>> BEGIN Record excerpts
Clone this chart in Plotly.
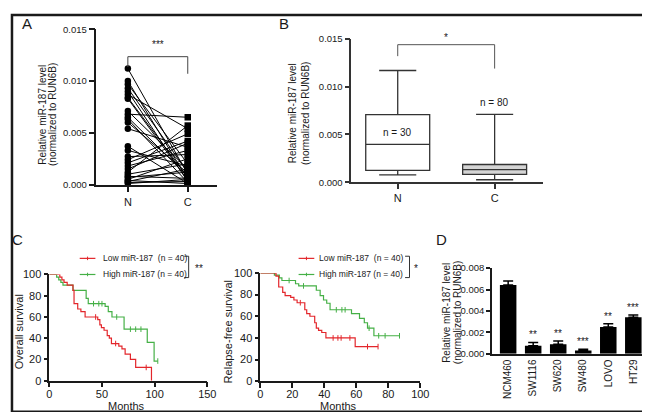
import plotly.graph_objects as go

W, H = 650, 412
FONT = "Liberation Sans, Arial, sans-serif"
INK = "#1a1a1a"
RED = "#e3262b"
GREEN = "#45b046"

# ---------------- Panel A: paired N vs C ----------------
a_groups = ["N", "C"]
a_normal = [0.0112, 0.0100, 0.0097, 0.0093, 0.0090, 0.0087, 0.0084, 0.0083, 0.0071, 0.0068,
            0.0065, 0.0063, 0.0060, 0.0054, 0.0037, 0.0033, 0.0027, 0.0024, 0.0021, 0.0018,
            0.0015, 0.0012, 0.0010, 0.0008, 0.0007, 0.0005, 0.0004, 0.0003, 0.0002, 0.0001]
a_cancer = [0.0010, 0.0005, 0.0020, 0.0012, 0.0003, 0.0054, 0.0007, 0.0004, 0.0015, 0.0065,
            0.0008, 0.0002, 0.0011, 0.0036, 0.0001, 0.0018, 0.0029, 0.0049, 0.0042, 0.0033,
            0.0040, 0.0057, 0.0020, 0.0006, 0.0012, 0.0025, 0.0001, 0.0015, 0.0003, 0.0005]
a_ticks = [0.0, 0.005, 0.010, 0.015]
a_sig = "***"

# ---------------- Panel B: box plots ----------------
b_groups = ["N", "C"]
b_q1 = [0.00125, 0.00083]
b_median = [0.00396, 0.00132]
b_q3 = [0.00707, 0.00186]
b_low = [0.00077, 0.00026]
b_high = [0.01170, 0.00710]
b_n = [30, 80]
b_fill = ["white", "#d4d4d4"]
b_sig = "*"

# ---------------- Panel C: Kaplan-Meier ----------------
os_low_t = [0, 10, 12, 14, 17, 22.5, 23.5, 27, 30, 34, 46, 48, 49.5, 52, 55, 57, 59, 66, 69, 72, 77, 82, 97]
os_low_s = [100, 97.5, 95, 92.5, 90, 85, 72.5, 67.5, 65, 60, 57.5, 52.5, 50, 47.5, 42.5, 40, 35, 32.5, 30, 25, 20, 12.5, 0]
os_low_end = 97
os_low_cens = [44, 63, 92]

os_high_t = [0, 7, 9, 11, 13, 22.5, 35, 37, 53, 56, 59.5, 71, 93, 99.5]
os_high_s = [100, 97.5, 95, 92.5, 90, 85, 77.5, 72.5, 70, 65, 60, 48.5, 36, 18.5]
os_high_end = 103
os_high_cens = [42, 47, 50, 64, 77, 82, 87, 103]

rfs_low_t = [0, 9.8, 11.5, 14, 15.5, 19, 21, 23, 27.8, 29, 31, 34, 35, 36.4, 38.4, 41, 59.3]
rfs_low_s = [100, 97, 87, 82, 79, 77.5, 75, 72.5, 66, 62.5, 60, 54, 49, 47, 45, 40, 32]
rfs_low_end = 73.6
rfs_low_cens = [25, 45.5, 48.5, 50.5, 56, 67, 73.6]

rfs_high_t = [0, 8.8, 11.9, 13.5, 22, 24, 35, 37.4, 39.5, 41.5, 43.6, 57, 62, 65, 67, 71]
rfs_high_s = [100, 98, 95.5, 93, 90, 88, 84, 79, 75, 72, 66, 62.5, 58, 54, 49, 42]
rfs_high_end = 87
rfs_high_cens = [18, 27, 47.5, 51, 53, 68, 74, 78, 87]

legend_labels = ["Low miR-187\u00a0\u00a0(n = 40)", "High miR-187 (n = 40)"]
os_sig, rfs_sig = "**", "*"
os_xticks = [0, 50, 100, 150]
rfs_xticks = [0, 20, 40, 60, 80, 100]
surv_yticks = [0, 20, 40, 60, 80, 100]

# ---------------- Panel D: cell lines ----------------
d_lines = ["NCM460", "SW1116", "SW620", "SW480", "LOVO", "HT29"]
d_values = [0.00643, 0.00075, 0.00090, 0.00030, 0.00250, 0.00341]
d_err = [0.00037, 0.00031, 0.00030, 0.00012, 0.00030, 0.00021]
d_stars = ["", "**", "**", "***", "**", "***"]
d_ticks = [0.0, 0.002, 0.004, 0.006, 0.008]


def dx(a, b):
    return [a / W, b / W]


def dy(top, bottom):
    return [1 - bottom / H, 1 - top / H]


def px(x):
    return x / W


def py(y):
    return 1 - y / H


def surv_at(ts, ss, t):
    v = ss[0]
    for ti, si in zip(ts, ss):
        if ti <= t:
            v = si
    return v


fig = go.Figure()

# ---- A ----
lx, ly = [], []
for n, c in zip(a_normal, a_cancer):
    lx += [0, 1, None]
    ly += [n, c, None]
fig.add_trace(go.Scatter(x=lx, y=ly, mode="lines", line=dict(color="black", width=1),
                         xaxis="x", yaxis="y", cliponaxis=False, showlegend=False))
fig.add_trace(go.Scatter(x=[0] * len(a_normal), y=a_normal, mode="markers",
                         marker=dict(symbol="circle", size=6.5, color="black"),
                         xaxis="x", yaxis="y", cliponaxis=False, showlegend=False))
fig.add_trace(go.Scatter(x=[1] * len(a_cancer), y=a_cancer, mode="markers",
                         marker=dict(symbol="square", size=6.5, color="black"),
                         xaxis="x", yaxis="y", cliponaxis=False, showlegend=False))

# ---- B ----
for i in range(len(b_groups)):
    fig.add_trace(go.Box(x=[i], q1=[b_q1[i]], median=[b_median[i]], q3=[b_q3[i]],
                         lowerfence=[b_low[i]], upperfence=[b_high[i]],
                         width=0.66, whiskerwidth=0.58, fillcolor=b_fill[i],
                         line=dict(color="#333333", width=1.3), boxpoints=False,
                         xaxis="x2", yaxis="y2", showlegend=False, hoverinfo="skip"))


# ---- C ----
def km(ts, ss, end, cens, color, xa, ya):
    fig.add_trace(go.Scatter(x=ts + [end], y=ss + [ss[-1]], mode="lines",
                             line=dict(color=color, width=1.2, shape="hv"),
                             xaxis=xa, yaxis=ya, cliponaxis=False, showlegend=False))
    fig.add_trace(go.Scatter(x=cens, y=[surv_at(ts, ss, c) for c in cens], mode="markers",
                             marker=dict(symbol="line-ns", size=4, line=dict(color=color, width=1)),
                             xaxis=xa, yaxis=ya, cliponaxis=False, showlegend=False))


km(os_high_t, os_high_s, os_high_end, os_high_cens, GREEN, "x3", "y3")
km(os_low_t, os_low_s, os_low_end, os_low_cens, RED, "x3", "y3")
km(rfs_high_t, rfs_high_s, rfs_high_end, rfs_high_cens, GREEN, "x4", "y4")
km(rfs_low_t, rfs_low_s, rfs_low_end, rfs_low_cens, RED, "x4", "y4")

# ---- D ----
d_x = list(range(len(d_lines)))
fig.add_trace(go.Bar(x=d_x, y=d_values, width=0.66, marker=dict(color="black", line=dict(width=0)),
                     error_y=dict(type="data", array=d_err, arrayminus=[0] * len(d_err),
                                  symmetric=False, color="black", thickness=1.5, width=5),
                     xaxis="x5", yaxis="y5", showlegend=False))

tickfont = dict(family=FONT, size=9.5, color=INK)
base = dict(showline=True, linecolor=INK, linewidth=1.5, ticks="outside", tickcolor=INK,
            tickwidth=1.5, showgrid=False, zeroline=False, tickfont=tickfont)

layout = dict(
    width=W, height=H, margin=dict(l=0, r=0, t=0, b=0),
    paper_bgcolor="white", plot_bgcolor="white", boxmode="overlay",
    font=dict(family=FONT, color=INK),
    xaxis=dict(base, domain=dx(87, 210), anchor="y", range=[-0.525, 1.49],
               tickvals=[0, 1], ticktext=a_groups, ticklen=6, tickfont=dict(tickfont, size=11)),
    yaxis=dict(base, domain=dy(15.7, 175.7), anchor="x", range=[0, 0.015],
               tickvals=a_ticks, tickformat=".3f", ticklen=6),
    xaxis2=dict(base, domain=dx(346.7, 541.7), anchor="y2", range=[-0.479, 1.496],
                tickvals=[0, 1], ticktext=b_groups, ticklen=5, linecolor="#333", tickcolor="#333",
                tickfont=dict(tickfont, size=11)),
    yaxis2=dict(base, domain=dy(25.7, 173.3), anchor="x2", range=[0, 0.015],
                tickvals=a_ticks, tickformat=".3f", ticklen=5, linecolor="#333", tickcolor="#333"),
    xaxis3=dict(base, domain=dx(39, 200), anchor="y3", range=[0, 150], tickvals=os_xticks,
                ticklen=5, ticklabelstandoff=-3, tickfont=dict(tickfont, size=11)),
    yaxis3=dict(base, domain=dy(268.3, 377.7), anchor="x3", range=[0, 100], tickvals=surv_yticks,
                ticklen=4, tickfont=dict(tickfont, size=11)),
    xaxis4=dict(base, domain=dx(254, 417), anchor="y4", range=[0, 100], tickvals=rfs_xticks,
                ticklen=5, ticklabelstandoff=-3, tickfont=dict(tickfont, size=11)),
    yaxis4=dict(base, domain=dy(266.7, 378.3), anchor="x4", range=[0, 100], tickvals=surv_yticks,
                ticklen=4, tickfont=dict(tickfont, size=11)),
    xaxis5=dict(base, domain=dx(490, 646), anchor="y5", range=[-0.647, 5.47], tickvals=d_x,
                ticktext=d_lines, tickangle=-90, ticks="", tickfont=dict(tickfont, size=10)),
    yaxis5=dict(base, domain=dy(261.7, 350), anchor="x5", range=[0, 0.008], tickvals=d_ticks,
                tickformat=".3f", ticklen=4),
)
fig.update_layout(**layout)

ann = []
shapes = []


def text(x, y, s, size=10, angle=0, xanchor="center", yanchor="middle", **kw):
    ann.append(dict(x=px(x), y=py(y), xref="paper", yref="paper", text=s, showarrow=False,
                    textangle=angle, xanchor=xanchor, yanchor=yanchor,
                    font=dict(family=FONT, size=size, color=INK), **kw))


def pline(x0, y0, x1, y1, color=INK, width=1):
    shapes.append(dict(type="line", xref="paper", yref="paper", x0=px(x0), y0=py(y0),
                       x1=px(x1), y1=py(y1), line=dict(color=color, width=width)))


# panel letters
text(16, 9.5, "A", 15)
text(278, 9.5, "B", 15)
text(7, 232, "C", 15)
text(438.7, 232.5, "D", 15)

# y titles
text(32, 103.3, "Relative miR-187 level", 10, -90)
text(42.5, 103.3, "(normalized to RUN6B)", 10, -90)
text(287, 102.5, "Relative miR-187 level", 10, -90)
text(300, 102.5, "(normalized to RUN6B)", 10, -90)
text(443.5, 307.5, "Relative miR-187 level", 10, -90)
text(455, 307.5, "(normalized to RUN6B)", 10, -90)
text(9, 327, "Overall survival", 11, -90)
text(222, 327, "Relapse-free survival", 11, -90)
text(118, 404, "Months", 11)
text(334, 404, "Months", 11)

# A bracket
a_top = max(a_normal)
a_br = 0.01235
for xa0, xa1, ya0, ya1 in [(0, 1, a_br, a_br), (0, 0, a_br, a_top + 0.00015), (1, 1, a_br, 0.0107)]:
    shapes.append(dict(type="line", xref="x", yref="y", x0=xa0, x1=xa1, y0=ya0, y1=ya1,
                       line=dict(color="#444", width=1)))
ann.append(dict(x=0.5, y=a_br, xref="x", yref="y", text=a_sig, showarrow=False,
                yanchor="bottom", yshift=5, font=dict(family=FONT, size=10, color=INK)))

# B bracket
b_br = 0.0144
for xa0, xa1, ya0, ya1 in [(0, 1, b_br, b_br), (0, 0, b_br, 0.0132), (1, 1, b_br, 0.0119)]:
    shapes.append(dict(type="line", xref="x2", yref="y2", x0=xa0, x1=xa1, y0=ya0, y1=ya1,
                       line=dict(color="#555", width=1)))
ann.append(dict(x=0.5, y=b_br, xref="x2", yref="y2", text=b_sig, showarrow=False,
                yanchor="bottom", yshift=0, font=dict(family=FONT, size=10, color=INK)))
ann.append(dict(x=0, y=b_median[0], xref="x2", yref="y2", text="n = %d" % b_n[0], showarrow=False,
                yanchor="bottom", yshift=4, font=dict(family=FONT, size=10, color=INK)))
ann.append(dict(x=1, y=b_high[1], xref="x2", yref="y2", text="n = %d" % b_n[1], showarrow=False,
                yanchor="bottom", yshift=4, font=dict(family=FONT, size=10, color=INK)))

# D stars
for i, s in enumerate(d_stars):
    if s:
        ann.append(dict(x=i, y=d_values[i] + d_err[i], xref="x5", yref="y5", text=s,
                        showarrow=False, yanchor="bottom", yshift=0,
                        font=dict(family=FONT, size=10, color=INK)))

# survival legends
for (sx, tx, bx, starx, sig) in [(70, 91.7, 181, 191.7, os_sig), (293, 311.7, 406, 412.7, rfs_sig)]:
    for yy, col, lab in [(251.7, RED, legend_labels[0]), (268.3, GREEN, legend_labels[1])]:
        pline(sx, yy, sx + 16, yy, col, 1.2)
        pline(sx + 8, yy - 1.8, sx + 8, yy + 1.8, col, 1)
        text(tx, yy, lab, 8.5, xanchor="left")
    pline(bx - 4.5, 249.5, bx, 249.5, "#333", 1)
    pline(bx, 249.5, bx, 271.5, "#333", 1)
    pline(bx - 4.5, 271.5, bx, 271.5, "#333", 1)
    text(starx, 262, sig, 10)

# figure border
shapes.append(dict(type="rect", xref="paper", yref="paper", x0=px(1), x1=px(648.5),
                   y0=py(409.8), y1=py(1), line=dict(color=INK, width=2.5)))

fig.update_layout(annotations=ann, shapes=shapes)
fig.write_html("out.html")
>> END Record excerpts
>> BEGIN Record excerpts
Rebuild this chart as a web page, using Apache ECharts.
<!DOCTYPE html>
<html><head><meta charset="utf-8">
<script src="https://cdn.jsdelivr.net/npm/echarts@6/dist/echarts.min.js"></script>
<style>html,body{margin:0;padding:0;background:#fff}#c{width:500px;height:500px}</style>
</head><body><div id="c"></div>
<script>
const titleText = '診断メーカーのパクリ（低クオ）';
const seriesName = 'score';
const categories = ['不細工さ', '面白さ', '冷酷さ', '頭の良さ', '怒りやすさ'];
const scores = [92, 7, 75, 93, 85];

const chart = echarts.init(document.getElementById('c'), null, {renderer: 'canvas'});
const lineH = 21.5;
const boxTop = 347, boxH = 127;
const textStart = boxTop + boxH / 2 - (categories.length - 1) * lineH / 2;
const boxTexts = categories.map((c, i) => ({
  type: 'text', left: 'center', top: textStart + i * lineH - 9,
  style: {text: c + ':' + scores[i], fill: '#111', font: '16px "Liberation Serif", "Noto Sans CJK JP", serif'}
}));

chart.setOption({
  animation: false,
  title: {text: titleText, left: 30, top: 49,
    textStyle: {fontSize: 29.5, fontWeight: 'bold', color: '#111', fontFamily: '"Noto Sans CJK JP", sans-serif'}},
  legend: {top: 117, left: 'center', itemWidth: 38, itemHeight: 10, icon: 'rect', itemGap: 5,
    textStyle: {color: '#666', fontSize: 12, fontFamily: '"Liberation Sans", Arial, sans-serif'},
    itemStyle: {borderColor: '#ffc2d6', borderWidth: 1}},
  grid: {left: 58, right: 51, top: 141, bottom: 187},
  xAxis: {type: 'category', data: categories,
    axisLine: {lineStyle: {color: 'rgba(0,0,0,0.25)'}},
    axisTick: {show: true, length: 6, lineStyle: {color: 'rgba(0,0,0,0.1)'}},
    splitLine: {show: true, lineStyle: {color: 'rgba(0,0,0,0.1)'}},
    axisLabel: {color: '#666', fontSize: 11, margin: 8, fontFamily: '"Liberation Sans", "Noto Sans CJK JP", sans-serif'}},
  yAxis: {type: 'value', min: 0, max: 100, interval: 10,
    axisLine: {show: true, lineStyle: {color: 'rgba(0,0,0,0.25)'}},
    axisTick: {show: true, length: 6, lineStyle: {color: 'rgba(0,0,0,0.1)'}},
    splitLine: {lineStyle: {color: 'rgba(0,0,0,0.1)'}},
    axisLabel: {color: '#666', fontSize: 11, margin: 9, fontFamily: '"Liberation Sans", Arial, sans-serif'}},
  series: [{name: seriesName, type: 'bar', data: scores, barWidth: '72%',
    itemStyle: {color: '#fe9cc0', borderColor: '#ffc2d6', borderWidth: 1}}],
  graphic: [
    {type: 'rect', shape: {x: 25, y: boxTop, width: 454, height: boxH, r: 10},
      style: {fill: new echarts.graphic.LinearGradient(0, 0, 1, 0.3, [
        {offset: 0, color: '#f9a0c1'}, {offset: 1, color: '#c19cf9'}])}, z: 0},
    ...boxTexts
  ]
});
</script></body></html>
>> END Record excerpts
>> BEGIN Record excerpts
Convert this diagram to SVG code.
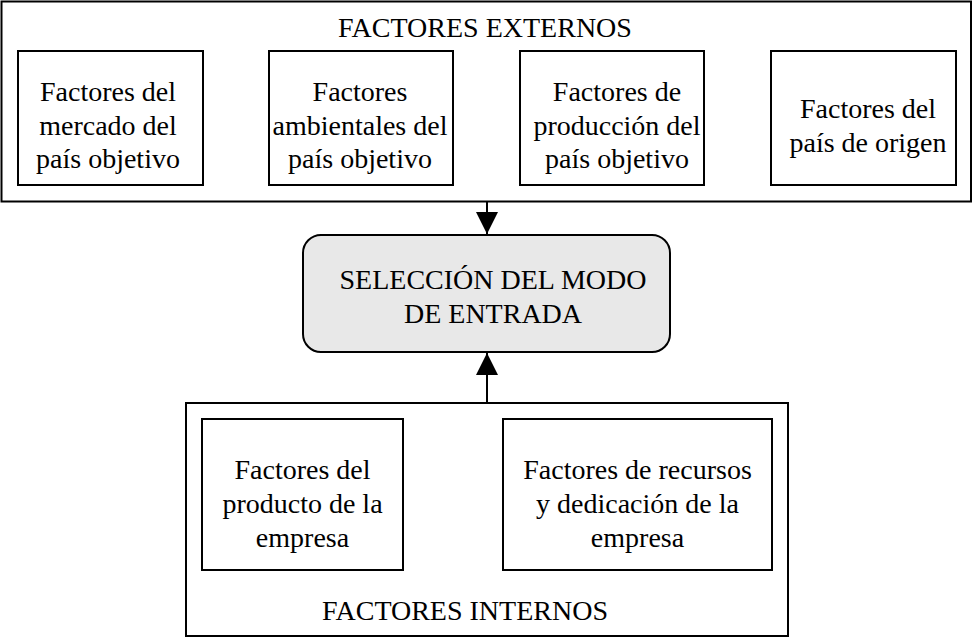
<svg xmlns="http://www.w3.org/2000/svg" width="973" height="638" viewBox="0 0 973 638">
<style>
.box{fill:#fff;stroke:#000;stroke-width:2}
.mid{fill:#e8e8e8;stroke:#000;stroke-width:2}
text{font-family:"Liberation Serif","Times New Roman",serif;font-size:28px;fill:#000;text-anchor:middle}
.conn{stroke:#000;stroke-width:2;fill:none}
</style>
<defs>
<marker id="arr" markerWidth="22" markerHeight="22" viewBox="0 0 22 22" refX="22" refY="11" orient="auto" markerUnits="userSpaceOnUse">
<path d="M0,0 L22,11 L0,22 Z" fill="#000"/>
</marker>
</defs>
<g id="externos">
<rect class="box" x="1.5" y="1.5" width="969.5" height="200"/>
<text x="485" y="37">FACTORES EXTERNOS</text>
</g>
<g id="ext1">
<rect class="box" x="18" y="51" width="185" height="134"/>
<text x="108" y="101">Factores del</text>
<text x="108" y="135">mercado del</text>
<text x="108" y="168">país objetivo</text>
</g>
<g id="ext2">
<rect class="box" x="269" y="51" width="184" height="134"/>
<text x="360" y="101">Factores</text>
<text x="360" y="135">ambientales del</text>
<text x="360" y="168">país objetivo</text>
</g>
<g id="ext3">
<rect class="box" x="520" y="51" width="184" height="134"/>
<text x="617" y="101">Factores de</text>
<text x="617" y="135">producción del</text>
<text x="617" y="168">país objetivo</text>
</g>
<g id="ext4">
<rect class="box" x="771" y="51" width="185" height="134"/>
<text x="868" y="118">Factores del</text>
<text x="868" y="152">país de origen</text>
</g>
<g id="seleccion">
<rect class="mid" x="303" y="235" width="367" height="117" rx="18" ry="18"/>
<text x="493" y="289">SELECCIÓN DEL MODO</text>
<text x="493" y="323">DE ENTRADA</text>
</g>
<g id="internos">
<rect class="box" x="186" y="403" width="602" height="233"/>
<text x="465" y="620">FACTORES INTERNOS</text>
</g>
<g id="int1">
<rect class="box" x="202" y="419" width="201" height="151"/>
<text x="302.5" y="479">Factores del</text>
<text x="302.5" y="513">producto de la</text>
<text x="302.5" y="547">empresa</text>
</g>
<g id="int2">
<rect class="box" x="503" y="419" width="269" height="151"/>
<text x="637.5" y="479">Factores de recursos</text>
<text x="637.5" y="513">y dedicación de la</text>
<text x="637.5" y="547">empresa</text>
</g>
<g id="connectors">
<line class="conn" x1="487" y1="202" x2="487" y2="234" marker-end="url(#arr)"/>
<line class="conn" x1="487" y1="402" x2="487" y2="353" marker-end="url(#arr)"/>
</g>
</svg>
>> END Record excerpts
**Brief**
Exactly and only the lines from the line with "Clone this chart in Plotly." to the line with "rfs_low_cens = [25, 45.5, 48.5, 50.5, 56, 67, 73.6]", both ends included, should be echoed. Do not carry over the pictures.

**Full output**
Clone this chart in Plotly.
import plotly.graph_objects as go

W, H = 650, 412
FONT = "Liberation Sans, Arial, sans-serif"
INK = "#1a1a1a"
RED = "#e3262b"
GREEN = "#45b046"

# ---------------- Panel A: paired N vs C ----------------
a_groups = ["N", "C"]
a_normal = [0.0112, 0.0100, 0.0097, 0.0093, 0.0090, 0.0087, 0.0084, 0.0083, 0.0071, 0.0068,
            0.0065, 0.0063, 0.0060, 0.0054, 0.0037, 0.0033, 0.0027, 0.0024, 0.0021, 0.0018,
            0.0015, 0.0012, 0.0010, 0.0008, 0.0007, 0.0005, 0.0004, 0.0003, 0.0002, 0.0001]
a_cancer = [0.0010, 0.0005, 0.0020, 0.0012, 0.0003, 0.0054, 0.0007, 0.0004, 0.0015, 0.0065,
            0.0008, 0.0002, 0.0011, 0.0036, 0.0001, 0.0018, 0.0029, 0.0049, 0.0042, 0.0033,
            0.0040, 0.0057, 0.0020, 0.0006, 0.0012, 0.0025, 0.0001, 0.0015, 0.0003, 0.0005]
a_ticks = [0.0, 0.005, 0.010, 0.015]
a_sig = "***"

# ---------------- Panel B: box plots ----------------
b_groups = ["N", "C"]
b_q1 = [0.00125, 0.00083]
b_median = [0.00396, 0.00132]
b_q3 = [0.00707, 0.00186]
b_low = [0.00077, 0.00026]
b_high = [0.01170, 0.00710]
b_n = [30, 80]
b_fill = ["white", "#d4d4d4"]
b_sig = "*"

# ---------------- Panel C: Kaplan-Meier ----------------
os_low_t = [0, 10, 12, 14, 17, 22.5, 23.5, 27, 30, 34, 46, 48, 49.5, 52, 55, 57, 59, 66, 69, 72, 77, 82, 97]
os_low_s = [100, 97.5, 95, 92.5, 90, 85, 72.5, 67.5, 65, 60, 57.5, 52.5, 50, 47.5, 42.5, 40, 35, 32.5, 30, 25, 20, 12.5, 0]
os_low_end = 97
os_low_cens = [44, 63, 92]

os_high_t = [0, 7, 9, 11, 13, 22.5, 35, 37, 53, 56, 59.5, 71, 93, 99.5]
os_high_s = [100, 97.5, 95, 92.5, 90, 85, 77.5, 72.5, 70, 65, 60, 48.5, 36, 18.5]
os_high_end = 103
os_high_cens = [42, 47, 50, 64, 77, 82, 87, 103]

rfs_low_t = [0, 9.8, 11.5, 14, 15.5, 19, 21, 23, 27.8, 29, 31, 34, 35, 36.4, 38.4, 41, 59.3]
rfs_low_s = [100, 97, 87, 82, 79, 77.5, 75, 72.5, 66, 62.5, 60, 54, 49, 47, 45, 40, 32]
rfs_low_end = 73.6
rfs_low_cens = [25, 45.5, 48.5, 50.5, 56, 67, 73.6]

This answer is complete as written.